Tre donne - Robert Altman (1977)
Innanzitutto c’è un’ umanità
spaventosa, che per qualche ragione mi ha ricordato i pennuti ammaestrati de "La
ballata di Stroszek". Creature del deserto californiano, affondate in una
primitività lorda, abbrutite dalle livree del pudore anziché elevate dalla
libera nudità delle origini. I genitori
di Pinky somigliano alla coppia di “American Gothic”, o ad alcuni miei parenti
mostruosi, che mi guardano, quando mi guardano, senza vedermi, con una
terribile fissità da gallinacei (appunto). Pinky, Millie e Willie vivono in
questo pantano prosciugato, nolenti o volenti vi si nutrono. Tentano di
declinare il proprio essere femminile alla giurisdizione non scritta del luogo.
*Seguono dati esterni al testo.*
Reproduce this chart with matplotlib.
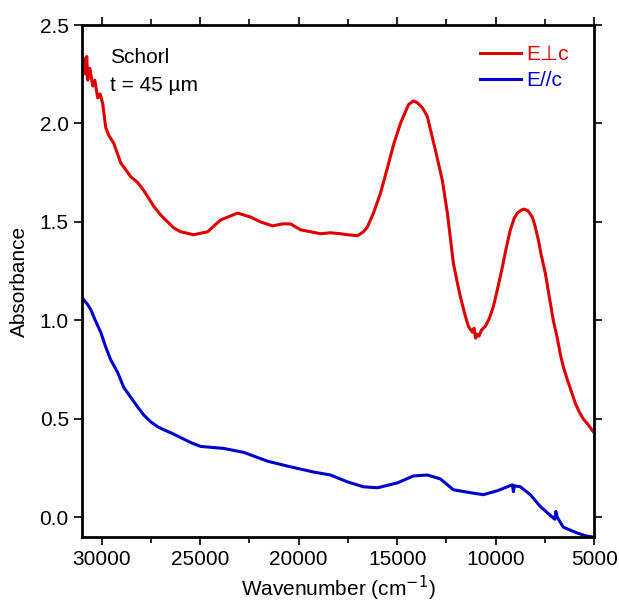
import numpy as np
import matplotlib.pyplot as plt
from matplotlib.ticker import MultipleLocator

plt.rcParams['font.family'] = ['Liberation Sans', 'DejaVu Sans']

# E perp c (red)
wn_perp = [30963, 30880, 30811, 30760, 30710, 30600, 30456, 30350, 30203, 30080, 29949,
           29797, 29645, 29391, 29036, 28783, 28529, 28174, 27870, 27617, 27363,
           27008, 26653, 26349, 25994, 25335, 24625,
           23965, 23103, 22444, 21937, 21329, 20821, 20416, 19909, 19402, 18895,
           18387, 17880, 17525, 17018, 16714, 16511, 16207, 15852, 15497, 15193,
           14838, 14584, 14432, 14179, 13976, 13722, 13469, 13317, 13063, 12708,
           12454, 12150, 11947, 11795, 11592, 11389, 11187, 11100, 11020, 10933,
           10850, 10730, 10527, 10325, 10121, 9919, 9665, 9462, 9259, 9057, 8904,
           8702, 8549, 8347, 8144, 7992, 7839, 7688, 7484, 7282, 7079, 6876, 6724,
           6572, 6369, 6166, 5963, 5761, 5557, 5304, 5050]
abs_perp = [2.28, 2.33, 2.25, 2.34, 2.22, 2.28, 2.19, 2.22, 2.13, 2.15, 2.10,
            1.98, 1.94, 1.90, 1.80, 1.765, 1.73, 1.70, 1.66, 1.62, 1.58,
            1.535, 1.50, 1.47, 1.45, 1.435, 1.45,
            1.51, 1.545, 1.525, 1.50, 1.48, 1.49, 1.49, 1.46, 1.45, 1.44,
            1.445, 1.44, 1.435, 1.43, 1.45, 1.475, 1.545, 1.645, 1.775, 1.89,
            2.00, 2.06, 2.095, 2.115, 2.105, 2.08, 2.035, 1.97, 1.865, 1.71,
            1.545, 1.29, 1.19, 1.12, 1.04, 0.97, 0.94, 0.96, 0.91, 0.93,
            0.92, 0.95, 0.97, 1.01, 1.07, 1.155, 1.27, 1.37, 1.46, 1.52, 1.545,
            1.56, 1.565, 1.555, 1.525, 1.475, 1.41, 1.33, 1.24, 1.12, 1.00, 0.91, 0.83,
            0.765, 0.70, 0.64, 0.58, 0.535, 0.50, 0.47, 0.435]

# E // c (blue)
wn_par = [30913, 30710, 30558, 30304, 30051, 29797, 29544, 29189, 28884, 28529,
          28174, 27870, 27515, 27160, 26856, 26400, 25994, 25487, 24980,
          23813, 22799, 21582, 20568, 19250, 18387, 17525, 16714, 16004, 14990,
          14179, 13469, 12810, 12150, 11288, 10629, 9919, 9158, 9100, 9050, 8752,
          8245, 7738, 7231, 7000, 6950, 6876, 6572, 5862, 5400, 5050]
abs_par = [1.105, 1.08, 1.055, 0.995, 0.94, 0.865, 0.80, 0.735, 0.66, 0.61,
           0.56, 0.52, 0.485, 0.46, 0.445, 0.425, 0.405, 0.38, 0.36,
           0.35, 0.33, 0.285, 0.26, 0.23, 0.215, 0.18, 0.155, 0.15, 0.175,
           0.21, 0.215, 0.195, 0.14, 0.125, 0.115, 0.135, 0.165, 0.13, 0.16, 0.155,
           0.115, 0.055, 0.01, -0.01, 0.03, 0.0, -0.05, -0.08, -0.095, -0.1]

fig = plt.figure(figsize=(6.19, 6.07), dpi=100)
ax = fig.add_axes([0.1325, 0.1153, 0.8275, 0.8435])

ax.plot(wn_perp, abs_perp, color='#DD0000', lw=2.2, label='E\u22a5c')
ax.plot(wn_par, abs_par, color='#0000CC', lw=2.2, label='E//c')

ax.set_xlim(31000, 5000)
ax.set_ylim(-0.1, 2.5)
ax.xaxis.set_major_locator(MultipleLocator(5000))
ax.xaxis.set_minor_locator(MultipleLocator(2500))
ax.yaxis.set_major_locator(MultipleLocator(0.5))
ax.yaxis.set_major_formatter(plt.FormatStrFormatter('%.1f'))

ax.tick_params(which='both', direction='out', top=True, right=True,
               labeltop=False, labelright=False, labelsize=15, width=1.2)
ax.tick_params(which='major', length=6)
ax.tick_params(which='minor', length=4)
for sp in ax.spines.values():
    sp.set_linewidth(2)

ax.set_xlabel('Wavenumber (cm$^{-1}$)', fontsize=15, labelpad=3)
ax.set_ylabel('Absorbance', fontsize=15, labelpad=8)

ax.text(0.055, 0.955, 'Schorl', transform=ax.transAxes, fontsize=15, va='top')
ax.text(0.055, 0.90, 't = 45 \u00b5m', transform=ax.transAxes, fontsize=15, va='top')

leg = ax.legend(loc='upper right', frameon=False, fontsize=15, handlelength=2,
                labelcolor='linecolor', bbox_to_anchor=(0.975, 0.985),
                handletextpad=0.25, labelspacing=0.35, borderaxespad=0.2)

fig.savefig('out.png', dpi=100)
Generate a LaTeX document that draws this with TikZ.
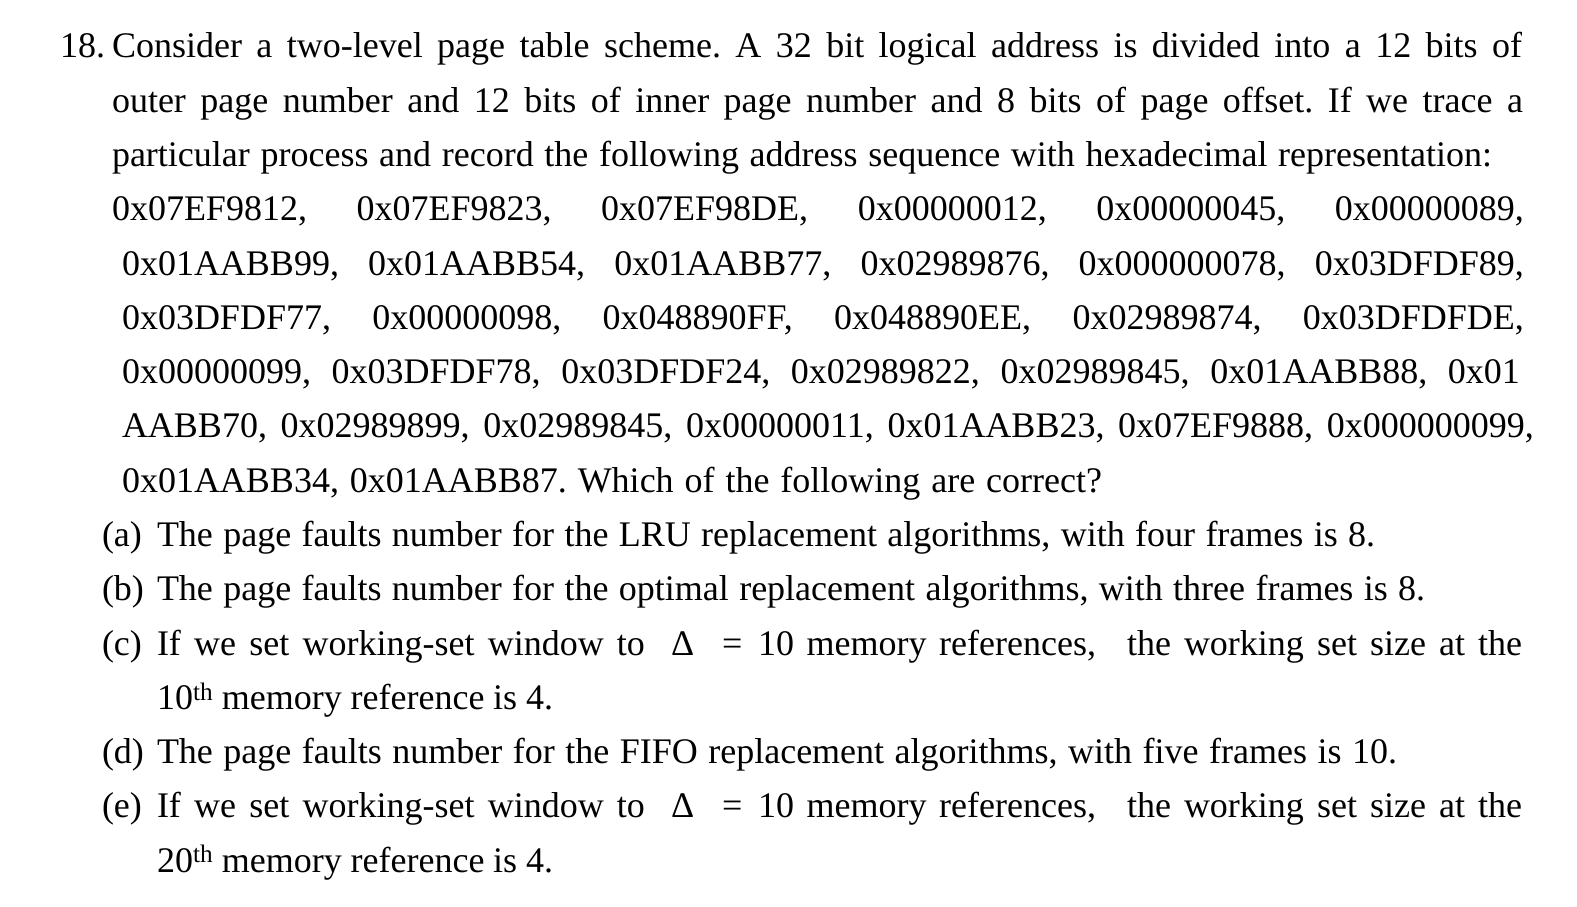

Ma in assenza di amore i loro grembi sono celle vuote o mortifere. Si ritirano
quindi nella stessa fortezza-gineceo, creando una famiglia senza velleità
affettive.
In realtà fin troppi indizi
conducono ad una lettura meno letterale. Il titolo stesso è probabilmente solo
un astuto giochetto, magari ispirato dalla tradizione pittorica. Tre donne,
proprio tre, né meno né più? Suonerà sospetto persino alle menti meno
peregrine. Non mi spiace definire il film di Altman, decisamente più astratto
che narrativo, un horror sull’ essere donne.
Oscillante tra la beffa e il dolore,
tra il rosso americano del ketchup e quello universale del sangue.